My understanding (based on things like the Indexes document and the I/O 2010 "Next gen queries" talk) is that Datastore automatically maintains an index for the Rating
field. I would expect it to be trivial to satisfy this query using that index. The integer IDs in the result set seem like they should consume about 100 KB of space.
I haven't found any official guidance from Google about what type of performance to expect from Datastore, but this is far slower than I'd hoped for. When I perform a brute-force approximation of this query on my laptop by running the jq tool and grep
against a JSON dump of the data, it only takes 400 ms.
Is it expected that a trivial keys-only Datastore query will take multiple seconds to return thousands of keys?

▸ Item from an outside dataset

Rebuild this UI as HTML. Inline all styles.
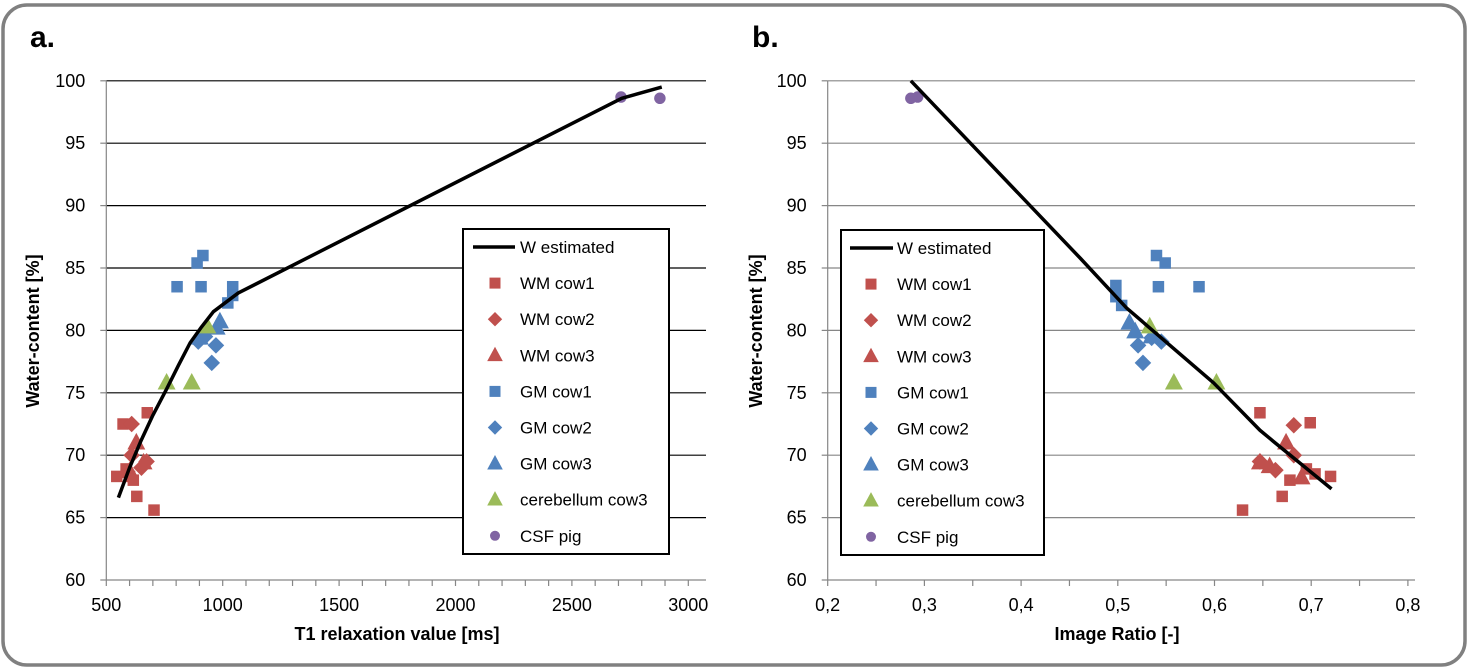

When I run keys-only queries that return smaller result sets, the performance is better: queries that return 300-400 keys often take 100-200 ms, while queries that return fewer than 200 keys complete in 40-70 ms.
I'm unable to modify many of my queries to limit the number of results they return:
I sometimes perform multiple queries in parallel and then manually intersect or subtract their results to get around the Datastore limitation that inequality filters are limited to at most one property.
I sometimes get the full result set in order to return a random subset of it. I've read about approaches people take to simulate randomized results when using Datastore, but I don't think they'll work here since my queries already use inequality filters.
I can think of hacks that may help in some cases (e.g. sharding/partitioning my entities so I can run multiple queries in parallel), but I'd prefer to avoid that if possible.